Erst spät als großer Sohn der Stadt erkannt haben die Gerolzhöfer den viel beachteten Philosophen, Pädagogen und Reform-Rabbiner Dr. Benzion Kellermann. Zu danken ist das im wesentlichen dem Kulturforum.
Nahe an seinem Geburtshaus in der Schuhstraße und am Denkmal für die jüdischen Mitbürger, die unter dem NS-Regime litten, wird am Sonntag, 10. Dezember, um 12 Uhr das Schild enthüllt, das Kellermanns Namen trägt. Dr.-Benzion-Kellermann-Stiege heißt die Treppe, die von der Schuhstraße vorbei am Anwesen Dittmeier hinab zur Bleichstraße führt.
Der Stadtrat hat beschlossen, diese Stiege nach dem gebürtigen Gerolzhöfer zu benennen. Die Initiative dazu kam vom Kulturforum Gerolzhofen.

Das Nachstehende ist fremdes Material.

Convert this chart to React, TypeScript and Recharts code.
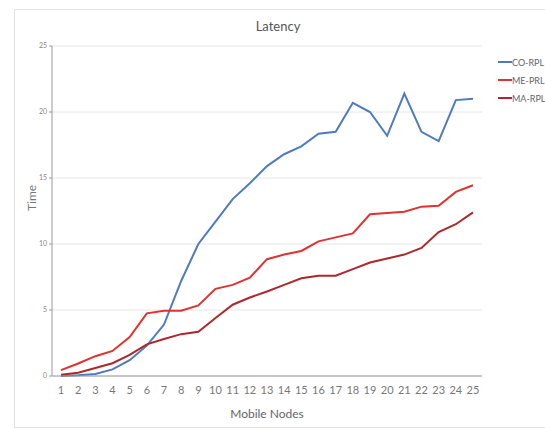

Kellermann wurde am 11. Dezember 1869 in Gerolzhofen geboren. Am Vorabend seines Geburtstags, also am 10. Dezember um 11 Uhr hält Dr. Thorsten Lattki einen Vortag über den Geisteswissenschaftler Benzion Kellermann im Foyer des Bürgerspitals. Dazu laden die Stadt und das Kulturforum die Öffentlichkeit ein.
Lattki ist wissenschaftlicher Mitarbeiter im Jüdischen Kulturmuseum Augsburg-Schwaben und hat in seiner Dissertation an der Universität Erfurt Leben und Werk des Gelehrten erforscht. Vom Referenten stammt auch das Buch „Benzion Kellermann. Prophetisches Judentum und Vernunftreligion“. Lattki freut sich nach eigenem Bekunden sehr, endlich einmal in der Geburtsstadt des Mannes zu sein, über den er schon so viel geforscht hat.
Kellermann war in der wilhelminischen Ära und frühen Weimarer Republik ein führender jüdischer Geisteswissenschaftler. Er machte sich um die Verständigung zwischen Juden und Christen verdient und setzte sich für ein respektvolles und friedvolles Miteinander der Religionen ein.
Als Philosoph war Kellermann Neukantianer. Das ist eine Strömung, die sich gegen den Materialismus des 19. Jahrhunderts richtete. Dieser Materialismus stellte das Materielle über das Geistige. Die Neukantianer der Marburger Schule, zu der Kellermann gehörte, entwickelten dagegen das Interesse an einer philosophischen Begründung der politischen Theorie.
Der geborene Gerolzhöfer studierte an den Universitäten Marburg und Gießen, wo er 1896 promovierte. An der Hochschule für die Wissenschaft des Judentums in Berlin legte er 1902/03 das Rabbinerexamen ab. Er war dann Rabbiner und Religionslehrer in Konitz, Westpreußen. Von 1917 bis zu seinem Tod 1923 war er liberaler Rabbiner in Berlin. Beerdigt ist er auf dem Jüdischen Friedhof Berlin-Weißensee.